A glimpse into the history of Binondo
The galleries and artifacts in the museum were developed and curated with the help of members of the academe, respected historians, and prominent figures in Binondo. 

“We conducted thorough research and consultations for this project, and we collaborated with members of the academe, respected historians, and prominent figures in the community in order to provide an accurate and comprehensive representation of Binondo’s rich history,” shared Tan.

Chinatown Museum is the second museum venture of the property giant following the opening of the Iloilo Museum for Contemporary Art, the first museum of its kind in the Visayas and Mindanao region, inside its Iloilo Business Park township in Mandurriao last year. 

Part of the company’s tourism initiatives is to integrate museum projects in its township developments across the country. Currently, it is curating museums for its townships in Cebu, Pampanga, and Pasig City.

“We went beyond a historical presentation of facts and we even developed the museum’s very own app to make it educational and at the same time entertaining especially to the young audience,” added Tan.

The Chinatown Museum App, available for download on Google Play and App Store, aims to provide easy access to the museum’s gallery information.
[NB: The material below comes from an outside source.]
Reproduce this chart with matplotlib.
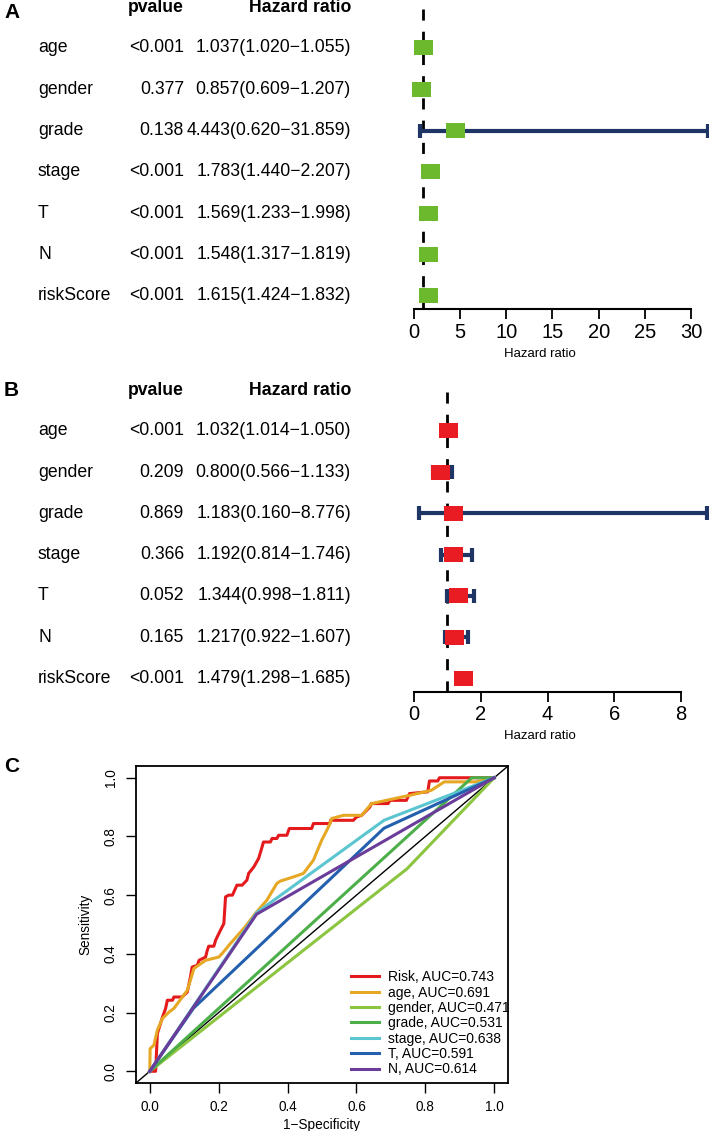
import numpy as np
import matplotlib
matplotlib.use("Agg")
import matplotlib.pyplot as plt
from matplotlib.patches import Rectangle
from matplotlib import transforms

plt.rcParams['font.family'] = ['Liberation Sans', 'DejaVu Sans']

variables = ["age", "gender", "grade", "stage", "T", "N", "riskScore"]

# A: univariate cox
uni_p = ["<0.001", "0.377", "0.138", "<0.001", "<0.001", "<0.001", "<0.001"]
uni_hr = [1.037, 0.857, 4.443, 1.783, 1.569, 1.548, 1.615]
uni_low = [1.020, 0.609, 0.620, 1.440, 1.233, 1.317, 1.424]
uni_high = [1.055, 1.207, 31.859, 2.207, 1.998, 1.819, 1.832]
uni_ticks = [0, 5, 10, 15, 20, 25, 30]

# B: multivariate cox
multi_p = ["<0.001", "0.209", "0.869", "0.366", "0.052", "0.165", "<0.001"]
multi_hr = [1.032, 0.800, 1.183, 1.192, 1.344, 1.217, 1.479]
multi_low = [1.014, 0.566, 0.160, 0.814, 0.998, 0.922, 1.298]
multi_high = [1.050, 1.133, 8.776, 1.746, 1.811, 1.607, 1.685]
multi_ticks = [0, 2, 4, 6, 8]

# C: ROC curves
risk_fpr = [0, 0.017, 0.022, 0.037, 0.046, 0.051, 0.066, 0.07, 0.094, 0.109, 0.118, 0.123,
            0.138, 0.143, 0.162, 0.167, 0.171, 0.186, 0.191, 0.205, 0.215, 0.22, 0.229, 0.24,
            0.253, 0.268, 0.282, 0.287, 0.302, 0.316, 0.326, 0.33, 0.35, 0.355, 0.369, 0.374,
            0.398, 0.405, 0.47, 0.475, 0.523, 0.525, 0.591, 0.6, 0.615, 0.639, 0.643, 0.692,
            0.697, 0.745, 0.754, 0.807, 0.812, 0.836, 0.841, 1.0]
risk_tpr = [0, 0, 0.128, 0.185, 0.214, 0.242, 0.242, 0.253, 0.253, 0.27, 0.321, 0.355,
            0.361, 0.378, 0.389, 0.412, 0.426, 0.426, 0.446, 0.48, 0.503, 0.594, 0.6, 0.6,
            0.634, 0.634, 0.651, 0.674, 0.696, 0.725, 0.764, 0.781, 0.781, 0.793, 0.793, 0.804,
            0.804, 0.827, 0.827, 0.844, 0.844, 0.855, 0.855, 0.866, 0.872, 0.9, 0.912, 0.912,
            0.923, 0.923, 0.946, 0.952, 0.989, 0.989, 1.0, 1.0]
age_fpr = [0, 0.001, 0.012, 0.022, 0.037, 0.056, 0.07, 0.109, 0.118, 0.128, 0.162, 0.2,
           0.21, 0.234, 0.277, 0.306, 0.34, 0.369, 0.379, 0.417, 0.446, 0.475, 0.499, 0.514,
           0.523, 0.528, 0.562, 0.615, 0.644, 0.687, 0.754, 0.817, 0.855, 0.947, 1.0]
age_tpr = [0, 0.077, 0.089, 0.14, 0.18, 0.202, 0.214, 0.276, 0.31, 0.35, 0.378, 0.389,
           0.401, 0.435, 0.492, 0.537, 0.583, 0.64, 0.648, 0.662, 0.674, 0.719, 0.787, 0.821,
           0.844, 0.861, 0.872, 0.872, 0.912, 0.923, 0.94, 0.957, 0.986, 0.986, 1.0]
gender_fpr = [0, 0.747, 1.0]
gender_tpr = [0, 0.69, 1.0]
grade_fpr = [0, 0.935, 1.0]
grade_tpr = [0, 1.0, 1.0]
stage_fpr = [0, 0.31, 0.68, 1.0]
stage_tpr = [0, 0.54, 0.855, 1.0]
t_fpr = [0, 0.127, 0.68, 1.0]
t_tpr = [0, 0.215, 0.828, 1.0]
n_fpr = [0, 0.31, 1.0]
n_tpr = [0, 0.535, 1.0]

roc_names = ["Risk", "age", "gender", "grade", "stage", "T", "N"]
roc_auc = [0.743, 0.691, 0.471, 0.531, 0.638, 0.591, 0.614]
roc_colors = ["#E41A1C", "#E6A824", "#8CC540", "#4DAF4A", "#5BC5D0", "#2460AE", "#6A3D9A"]

W, H = 709, 1131
fig = plt.figure(figsize=(W / 100, H / 100), dpi=100)
navy = "#1F3566"
fs = 12.7


def forest(ax, pv, hr, low, high, ticks, box_color):
    hr = np.array(hr)
    low = np.array(low)
    high = np.array(high)
    y = np.arange(len(variables))
    ax.set_ylim(6.32, -1.162)
    ax.axvline(1, color="black", ls=(0, (4, 4)), lw=2, zorder=1)
    ax.errorbar(hr, y, xerr=[hr - low, high - hr], fmt="none", ecolor=navy,
                elinewidth=3, capsize=5, capthick=3, zorder=2)
    x0, x1 = ax.get_xlim()
    bw = 19 * (x1 - x0) / 304
    bh = 15 / 41.3
    for h, yi in zip(hr, y):
        ax.add_patch(Rectangle((h - bw / 2, yi - bh / 2), bw, bh, color=box_color,
                               lw=0, zorder=3))
    for s in ["top", "right", "left"]:
        ax.spines[s].set_visible(False)
    ax.spines["bottom"].set_linewidth(1.5)
    ax.spines["bottom"].set_bounds(ticks[0], ticks[-1])
    ax.set_yticks([])
    ax.set_xticks(ticks)
    ax.tick_params(axis="x", length=7, width=1.3, labelsize=14.5, pad=3)
    ax.text(0.444, -0.145, "Hazard ratio", transform=ax.transAxes, ha="center",
            va="center", fontsize=9.5)

    tr = transforms.blended_transform_factory(fig.transFigure, ax.transData)
    ax.text(184 / W, -0.98, "pvalue", transform=tr, ha="right", va="center",
            fontsize=fs, fontweight="bold")
    ax.text(351 / W, -0.98, "Hazard ratio", transform=tr, ha="right", va="center",
            fontsize=fs, fontweight="bold")
    for i, name in enumerate(variables):
        ax.text(38 / W, i, name, transform=tr, ha="left", va="center", fontsize=fs)
        ax.text(184 / W, i, pv[i], transform=tr, ha="right", va="center", fontsize=fs)
        txt = f"{hr[i]:.3f}({low[i]:.3f}\u2212{high[i]:.3f})"
        ax.text(351 / W, i, txt, transform=tr, ha="right", va="center", fontsize=fs)


# A
axA = fig.add_axes([405 / W, 1 - 309 / H, 304 / W, 309 / H])
axA.set_xlim(-9 / 9.233, 295 / 9.233)
forest(axA, uni_p, uni_hr, uni_low, uni_high, uni_ticks, "#6CB92D")

# B
axB = fig.add_axes([405 / W, 1 - 691.5 / H, 304 / W, 308.5 / H])
axB.set_xlim(-9 / 33.375, 295 / 33.375)
forest(axB, multi_p, multi_hr, multi_low, multi_high, multi_ticks, "#E81C22")

# C
axC = fig.add_axes([136 / W, 1 - 1083 / H, 372 / W, 317 / H])
axC.axline((0, 0), slope=1, color="black", lw=1, zorder=1)
curves = [(risk_fpr, risk_tpr), (age_fpr, age_tpr), (gender_fpr, gender_tpr),
          (grade_fpr, grade_tpr), (stage_fpr, stage_tpr), (t_fpr, t_tpr), (n_fpr, n_tpr)]
for (fx, ty), name, auc, c in zip(curves, roc_names, roc_auc, roc_colors):
    axC.plot(fx, ty, color=c, lw=2.2, label=f"{name}, AUC={auc:.3f}")
axC.set_xlim(-0.04, 1.04)
axC.set_ylim(-0.04, 1.04)
ticks = np.arange(0, 1.01, 0.2)
axC.set_xticks(ticks)
axC.set_yticks(ticks)
axC.set_xticklabels([f"{t:.1f}" for t in ticks])
axC.set_yticklabels([f"{t:.1f}" for t in ticks], rotation=90, va="center")
axC.tick_params(length=7, width=1, labelsize=9.8)
axC.tick_params(axis="y", pad=6)
axC.tick_params(axis="x", pad=5)
for s in axC.spines.values():
    s.set_linewidth(1.3)
axC.set_xlabel("1\u2212Specificity", fontsize=9.8, labelpad=3)
axC.set_ylabel("Sensitivity", fontsize=9.8, labelpad=8)
axC.legend(loc="upper left", bbox_to_anchor=(0.578, 0.356), frameon=False, fontsize=10,
           handlelength=2.0, handletextpad=0.65, labelspacing=0.1, borderpad=0,
           borderaxespad=0)

for letter, ypx in [("A", 12), ("B", 391), ("C", 766)]:
    fig.text(4 / W, 1 - ypx / H, letter, fontsize=15, fontweight="bold", ha="left",
             va="center")

fig.savefig("out.png", dpi=100)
It utilizes Bluetooth technology and allows smoother transition between topics and information while inside the museum. 

Chinatown Museum is connected to the main mall of Lucky Chinatown via a bridgeway on the fourth level. It is open from Tuesday to Sunday, 10:00 a.m. to 6:00 p.m. Admission for regular visitors is priced at P150, for senior citizens at P120, and for students at P100. Kids below four feet are free of charge.